SCOTUS Blocks Wisconsin Deadline Extension for Absentee Ballots

The US Supreme Court blocked an attempt to delay voting in Wisconsin's presidential primary over the coronavirus pandemic.

The 5-4 vote reversed an order that would have extended the absentee ballot deadline for voting in the Wisconsin.

Wisconsin Governor Tony Evers signed an executive order suspending in-person voting Monday after failing to convince the Wisconsin state legislature to postpone elections until May.

The Supreme Court was considering a case brought before Evers issued his executive order.

SCOTUS' decision was focused on whether to keep in place an order that extended the deadline for absentee ballots to be postmarked.

Federal Judge Had Extended Absentee Ballot Deadline

Last week, U.S. District Judge William Conley ordered the state to extend two key absentee ballot deadlines in an effort to mitigate a drop in voter turnout. Conley ruled, "Voters will have an extra day — until 5 p.m. Friday — to request absentee ballots, and, more significantly, Conley ordered election officials to count absentee ballots received by 4 p.m. on April 13, nearly a week after the original deadline of 8 p.m. on election night. Ballots do not have to be postmarked by any particular time."

SCOTUS reasoned that extending the date by which voters could mail absentee ballots “fundamentally alters the nature of the election.”

Political Fallout

Democrats and voting rights groups had gone to court to push for an extended deadline, warning that coronavirus fears could keep voters from the polls.
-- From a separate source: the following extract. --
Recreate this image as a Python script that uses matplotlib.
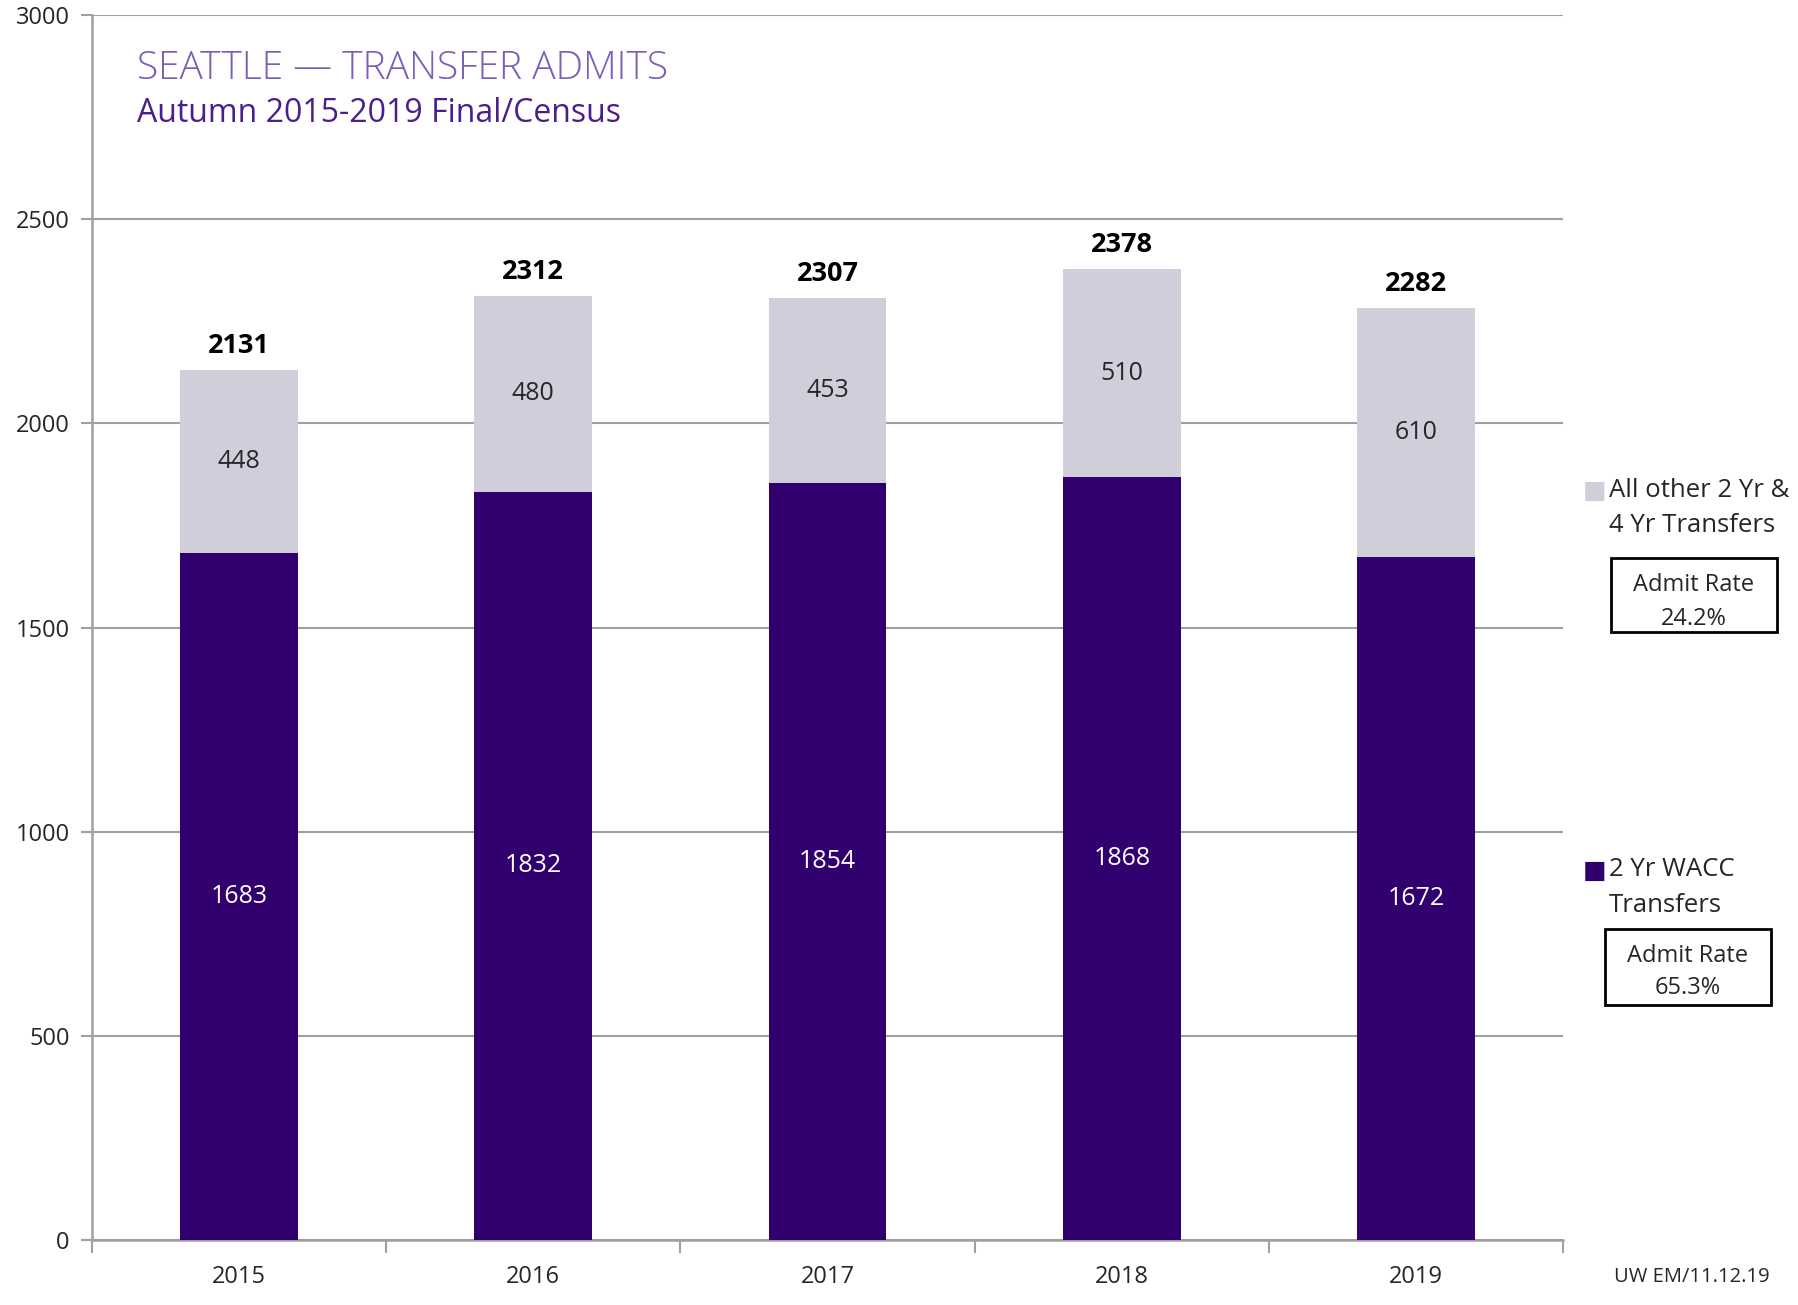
import matplotlib
matplotlib.use("Agg")
import matplotlib.pyplot as plt
import matplotlib.patches as mpatches
import numpy as np

# ── Data ──
years = ["2015", "2016", "2017", "2018", "2019"]
wacc = [1683, 1832, 1854, 1868, 1672]
other = [448, 480, 453, 510, 610]
totals = [2131, 2312, 2307, 2378, 2282]
y_ticks = [0, 500, 1000, 1500, 2000, 2500, 3000]

PURPLE = '#32006E'
LIGHT = '#D0CEDB'
GRID = '#A0A0A0'
TXT = '#262626'

plt.rcParams['font.family'] = ['Open Sans', 'DejaVu Sans']

fig = plt.figure(figsize=(17.99, 13.05), dpi=100)
ax = fig.add_axes([0.051, 0.0498, 0.818, 0.9387])

x = np.arange(len(years))
W = 0.40
ax.bar(x, wacc, W, color=PURPLE, zorder=3)
ax.bar(x, other, W, bottom=wacc, color=LIGHT, zorder=3)

for xi, w, o, t in zip(x, wacc, other, totals):
    ax.text(xi, w / 2, f'{w}', ha='center', va='center', fontsize=18,
            color='white', zorder=4)
    ax.text(xi, w + o / 2, f'{o}', ha='center', va='center', fontsize=18,
            color=TXT, zorder=4)
    ax.annotate(f'{t}', (xi, t), xytext=(0, 8), textcoords='offset points',
                ha='center', va='bottom', fontsize=19.5, fontweight='bold',
                color='black', zorder=4)

ax.set_xlim(-0.5, len(years) - 0.5)
ax.set_ylim(0, 3000)
ax.set_yticks(y_ticks)
ax.set_yticklabels([str(v) for v in y_ticks], fontsize=17, color=TXT)
ax.set_xticks(x)
ax.set_xticklabels(years, fontsize=17, color=TXT)
ax.tick_params(axis='x', length=0, pad=18)
ax.tick_params(axis='y', length=8, width=1.5, color=GRID, pad=8)

# category boundary ticks
ax.set_xticks(np.arange(-0.5, len(years)), minor=True)
ax.tick_params(axis='x', which='minor', length=9, width=1.5, color=GRID)

ax.yaxis.grid(True, color=GRID, lw=1.5, zorder=0)
for s in ['top', 'right']:
    ax.spines[s].set_visible(False)
for s in ['left', 'bottom']:
    ax.spines[s].set_color(GRID)
    ax.spines[s].set_linewidth(1.8)


def fx(px):
    return px / 1799


def fy(py):
    return 1 - py / 1305


# Title
fig.text(fx(137), fy(69), 'SEATTLE — TRANSFER ADMITS', fontsize=28,
         fontweight='light', color='#7B5EB6', va='center', ha='left')
fig.text(fx(137), fy(114), 'Autumn 2015-2019 Final/Census', fontsize=23,
         color='#4B1E8C', va='center', ha='left')

# Legend (manual)
fig.text(fx(1583), fy(491), '■', fontsize=18, color=LIGHT, va='center', ha='left')
fig.text(fx(1609), fy(490), 'All other 2 Yr &', fontsize=18.5, color=TXT,
         va='center', ha='left')
fig.text(fx(1609), fy(526), '4 Yr Transfers', fontsize=18.5, color=TXT,
         va='center', ha='left')
fig.add_artist(mpatches.Rectangle((fx(1611), fy(632)), fx(166), 74 / 1305,
                                  transform=fig.transFigure, fc='white',
                                  ec='black', lw=2))
fig.text(fx(1694), fy(585), 'Admit Rate', fontsize=17, color=TXT,
         va='center', ha='center')
fig.text(fx(1694), fy(619), '24.2%', fontsize=17, color=TXT,
         va='center', ha='center')

fig.text(fx(1583), fy(871), '■', fontsize=18, color=PURPLE, va='center', ha='left')
fig.text(fx(1609), fy(870), '2 Yr WACC', fontsize=18.5, color=TXT,
         va='center', ha='left')
fig.text(fx(1609), fy(906), 'Transfers', fontsize=18.5, color=TXT,
         va='center', ha='left')
fig.add_artist(mpatches.Rectangle((fx(1605), fy(1005)), fx(166), 76 / 1305,
                                  transform=fig.transFigure, fc='white',
                                  ec='black', lw=2))
fig.text(fx(1688), fy(956), 'Admit Rate', fontsize=17, color=TXT,
         va='center', ha='center')
fig.text(fx(1688), fy(988), '65.3%', fontsize=17, color=TXT,
         va='center', ha='center')

fig.text(fx(1692), fy(1277), 'UW EM/11.12.19', fontsize=14.5, color=TXT,
         va='center', ha='center')

fig.savefig('out.png', dpi=100, facecolor='white')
“The ‘electoral status quo’ already has been upended ― not by any judicial order, but by the COVID-19 pandemic and the ‘voter confusion and electoral chaos’ it is causing,” wrote Marc Elias, an attorney for the Democrats, in a brief submitted to the court.

SCOTUS' order put a heavy emphasis on the fact that the date for the ballots to be postmarked — not just received by elections officials — had been extended. And it was that remedy, the court ruled, that went beyond what Democrats had even sought.

Justice Ruth Bader Ginsburg called the majority’s decision “ill advised” in a dissent joined by Justices Sonia Sotomayor, Stephen Breyer and Elena Kagan. “While I do not doubt the good faith of my colleagues, the Court’s order, I fear, will result in massive disenfranchisement,” Ginsburg wrote. “A voter cannot deliver for postmarking a ballot she has not received. Yet tens of thousands of voters who timely requested ballots are unlikely to receive them by April 7, the Court’s postmark deadline.”

Groups like Moveon.org took to twitter slamming the decision by SCOTUS:

Vote Will Go On

Voters in the state of Wisconsin will go to the polls Tuesday. The state of Wisconsin remains under a shelter-in-place order, and federal officials have urged Americans not to gather in groups of 10 or more until the end of April.